Is it for you? Registered letters are only for those they are sent to. This letter is directed to the young man who has by grace believed. Here is another addressed to the young woman who has trusted in the Lord Jesus Christ. I will show you the contents: "I have loved thee"—thee Mary—thee John—thee William—"I have loved thee with an everlasting love; therefore with loving-kindness have I drawn thee. I have loved thee and giver: myself for thee." Catch the words: "I will never leave thee nor forsake thee. When thou passest through the waters, I will be with thee; and through the rivers, they shall not overflow thee: when thou walkest through the fire, thou shalt not be burned; neither shall the flame kindle upon thee.

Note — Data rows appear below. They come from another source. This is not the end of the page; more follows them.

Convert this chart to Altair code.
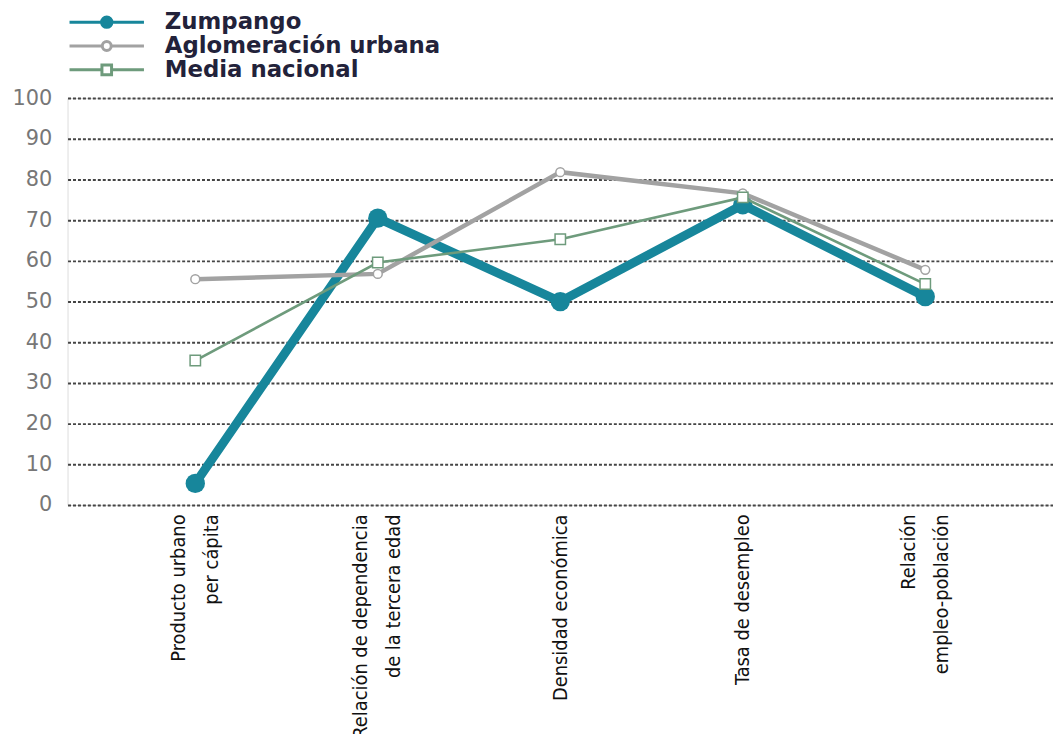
import altair as alt
import pandas as pd

categories = [
    "Producto urbano\nper cápita",
    "Relación de dependencia\nde la tercera edad",
    "Densidad económica",
    "Tasa de desempleo",
    "Relación\nempleo-población",
]
series_names = ["Zumpango", "Aglomeración urbana", "Media nacional"]
zumpango = [5.3, 70.5, 50, 73.8, 51.2]
aglomeracion = [55.5, 56.8, 81.8, 76.6, 57.8]
media = [35.5, 59.6, 65.3, 75.6, 54.3]
y_ticks = [0, 10, 20, 30, 40, 50, 60, 70, 80, 90, 100]

colors = ["#17869b", "#a2a2a2", "#6e9b7c"]
legend_fills = ["#17869b", "#ffffff", "#ffffff"]
legend_paths = [
    "M-4.33,0H-0.6M0.6,0H4.33M-0.6,0A0.6,0.6,0,1,1,0.6,0A0.6,0.6,0,1,1,-0.6,0Z",
    "M-4.33,0H-0.52M0.52,0H4.33M-0.52,0A0.52,0.52,0,1,1,0.52,0A0.52,0.52,0,1,1,-0.52,0Z",
    "M-4.33,0H-0.56M0.56,0H4.33M-0.56,-0.56H0.56V0.56H-0.56Z",
]

rows = []
for name, vals in zip(series_names, [zumpango, aglomeracion, media]):
    for c, v in zip(categories, vals):
        rows.append({"categoria": c, "serie": name, "valor": v})
df = pd.DataFrame(rows)

base = alt.Chart(df).encode(
    x=alt.X(
        "categoria:N",
        sort=categories,
        scale=alt.Scale(type="point", padding=0.7),
        axis=alt.Axis(
            title=None,
            labelAngle=-90,
            labelExpr="split(datum.label, '\\n')",
            labelFont="DejaVu Sans Condensed, sans-serif",
            labelFontSize=20,
            labelLineHeight=33,
            labelColor="#111111",
            labelPadding=9,
            labelLimit=0,
            labelOffset={"condition": {"test": "indexof(datum.value, '\\n') >= 0", "value": -17}, "value": 0},
            ticks=False,
            domain=False,
            grid=False,
        ),
    ),
    y=alt.Y(
        "valor:Q",
        scale=alt.Scale(domain=[0, 100], nice=False),
        axis=alt.Axis(
            title=None,
            values=y_ticks,
            labelFont="DejaVu Sans",
            labelFontSize=21,
            labelColor="#777777",
            labelPadding=16,
            ticks=False,
            domain=False,
            grid=True,
            gridDash=[3, 2],
            gridColor="#444444",
            gridWidth=2,
            minExtent=60,
        ),
    ),
)

widths = [9, 4.5, 2.6]
lines = [
    base.transform_filter(alt.datum.serie == s).mark_line(color=colors[i], strokeWidth=widths[i])
    for i, s in enumerate(series_names)
]

p0 = base.transform_filter(alt.datum.serie == series_names[0]).mark_circle(
    size=380, color=colors[0], opacity=1
)
p1 = base.transform_filter(alt.datum.serie == series_names[1]).mark_point(
    shape="circle", filled=True, fill="#ffffff", stroke=colors[1], strokeWidth=1.5, size=80, opacity=1
)
p2 = base.transform_filter(alt.datum.serie == series_names[2]).mark_point(
    shape="square", filled=True, fill="#ffffff", stroke=colors[2], strokeWidth=1.5, size=110, opacity=1
)

leg = alt.Legend(
    title=None,
    orient="none",
    legendX=28,
    legendY=-88,
    symbolSize=300,
    symbolStrokeWidth=3,
    symbolOpacity=1,
    labelFont="DejaVu Sans",
    labelFontSize=23,
    labelFontWeight="bold",
    labelColor="#22223a",
    labelOffset=47,
    labelLimit=0,
    rowPadding=-1,
    padding=0,
)

legend_layer = base.mark_point(opacity=0, filled=True).encode(
    stroke=alt.Stroke("serie:N", scale=alt.Scale(domain=series_names, range=colors), legend=leg),
    fill=alt.Fill("serie:N", scale=alt.Scale(domain=series_names, range=legend_fills), legend=leg),
    shape=alt.Shape("serie:N", scale=alt.Scale(domain=series_names, range=legend_paths), legend=leg),
)

chart = (
    alt.layer(lines[0], p0, lines[1], p1, lines[2], p2, legend_layer)
    .properties(width=993, height=410, padding={"left": 0, "top": 0, "right": 0, "bottom": 0})
    .configure_view(stroke=None)
    .configure(background="white")
)

chart.save("out.html", embed_options={"renderer": "svg", "actions": False})
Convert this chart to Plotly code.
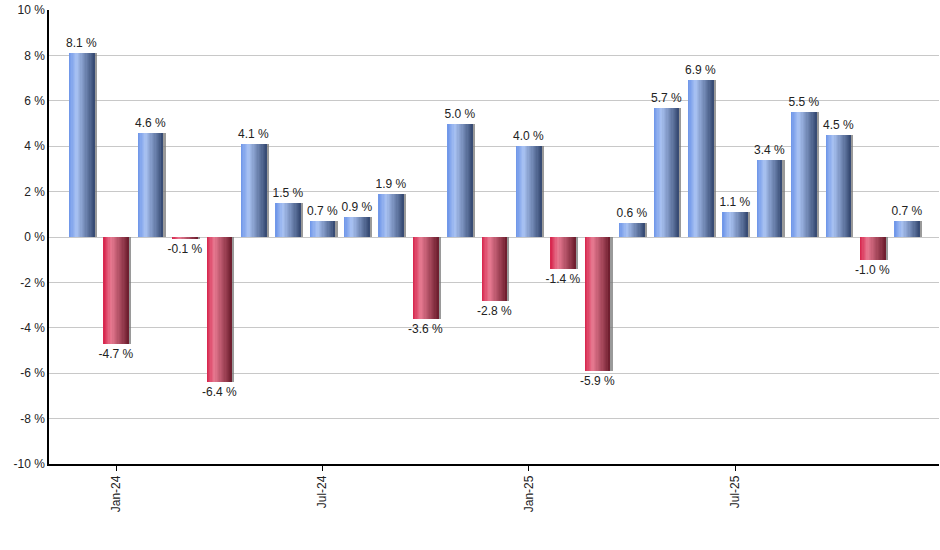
import plotly.graph_objects as go

months = ["Dec-23", "Jan-24", "Feb-24", "Mar-24", "Apr-24", "May-24", "Jun-24",
          "Jul-24", "Aug-24", "Sep-24", "Oct-24", "Nov-24", "Dec-24",
          "Jan-25", "Feb-25", "Mar-25", "Apr-25", "May-25", "Jun-25",
          "Jul-25", "Aug-25", "Sep-25", "Oct-25", "Nov-25", "Dec-25"]
returns = [8.1, -4.7, 4.6, -0.1, -6.4, 4.1, 1.5, 0.7, 0.9, 1.9, -3.6, 5.0, -2.8,
           4.0, -1.4, -5.9, 0.6, 5.7, 6.9, 1.1, 3.4, 5.5, 4.5, -1.0, 0.7]
tick_labels = ["Jan-24", "Jul-24", "Jan-25", "Jul-25"]
y_ticks = [-10, -8, -6, -4, -2, 0, 2, 4, 6, 8, 10]
y_tick_labels = ["%d %%" % v for v in y_ticks]

BAR_W = 0.74
N_STRIPS = 20

blue_stops = [(0.0, (108, 148, 232)), (0.3, (170, 195, 243)), (1.0, (52, 72, 112))]
red_stops = [(0.0, (214, 34, 74)), (0.3, (232, 122, 146)), (1.0, (108, 28, 44))]


def interp(stops, t):
    for (t0, c0), (t1, c1) in zip(stops[:-1], stops[1:]):
        if t <= t1:
            f = (t - t0) / (t1 - t0)
            return "rgb(%d,%d,%d)" % tuple(round(a + (b - a) * f) for a, b in zip(c0, c1))
    return "rgb(%d,%d,%d)" % stops[-1][1]


fig = go.Figure()

# shadow
fig.add_trace(go.Bar(
    x=months, y=returns, width=BAR_W, offset=-BAR_W / 2 + 0.07,
    marker=dict(color="rgba(120,120,120,0.75)", line=dict(width=0)),
    hoverinfo="skip", showlegend=False,
))

# gradient strips (each overlapping into the next, drawn left to right)
sw = BAR_W / N_STRIPS
for i in range(N_STRIPS):
    t = (i + 0.5) / N_STRIPS
    cb = interp(blue_stops, t)
    cr = interp(red_stops, t)
    w = sw * 2 if i < N_STRIPS - 1 else sw
    fig.add_trace(go.Bar(
        x=months, y=returns, width=w, offset=-BAR_W / 2 + i * sw,
        marker=dict(color=[cb if v >= 0 else cr for v in returns], line=dict(width=0)),
        hoverinfo="skip", showlegend=False,
    ))

# labels
fig.add_trace(go.Bar(
    x=months, y=returns, width=BAR_W, offset=-BAR_W / 2,
    marker=dict(color="rgba(0,0,0,0)", line=dict(width=0)),
    text=["%.1f %%" % v for v in returns], textposition="outside",
    constraintext="none",
    textfont=dict(family="Liberation Sans, Arial, sans-serif", size=12, color="#222222"),
    cliponaxis=False, showlegend=False, hoverinfo="skip",
))

fig.update_layout(
    width=940, height=550,
    margin=dict(l=49, r=1, t=10, b=86),
    barmode="overlay", bargap=0,
    plot_bgcolor="white", paper_bgcolor="white",
    font=dict(family="Liberation Sans, Arial, sans-serif", size=12, color="#222222"),
)
fig.update_xaxes(
    type="category", categoryorder="array", categoryarray=months,
    range=[-0.95, len(months) - 0.07],
    tickmode="array", tickvals=tick_labels, ticktext=tick_labels,
    tickangle=-90, ticks="outside", ticklen=5, tickcolor="black",
    showline=True, linecolor="black", linewidth=1.5, showgrid=False,
    tickfont=dict(size=12, color="#222222"),
)
fig.update_yaxes(
    range=[-10, 10], tickmode="array", tickvals=y_ticks, ticktext=y_tick_labels,
    ticklabeloverflow="allow",
    showline=True, linecolor="black", linewidth=1.5,
    showgrid=True, gridcolor="#c8c8c8", gridwidth=1, zeroline=False,
    ticks="", tickfont=dict(size=12, color="#222222"),
)

fig.write_html(
    "out.html",
    config={"displayModeBar": False},
    post_script="document.body.style.margin='0';document.body.style.overflow='hidden';",
)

And they shall be mine, saith the Lord of hosts, in the day when I make up my jewels." That is; for you, young believer, for yourself, all for yourself. Take it; to yourself. Wear these gems, for the Lord presents them to you. You are his chosen; you are his redeemed. He will be with you for ever, and you shall be with him for ever. "What, all these mine?" says one; "I have only lately believed in him." They are just as much yours as if you had believed in him seventy years ago, for the possessions of the covenant as much belong to the babe in grace of an hour old as to the man who has fulfilled his threescore years and ten in the ways of the Lord. Take that registered letter, rejoice in the sure promises of the God of grace, and may God the Holy Spirit open them up to you, and give you to see that they are all yours, since you are Christ's and Christ is God's.
    Farewell, my message is ended as far as I am concerned, what have you to say to it?

IS THERE ANY ANSWER?


NOTE
* Our "Bit for Boys" has brought us several letters from girls, asking to be remembered. We will attend to that as soon as we can. Meanwhile, the present article is for the young in general, and we hope our older subscribers will kindly read it to their junior friends.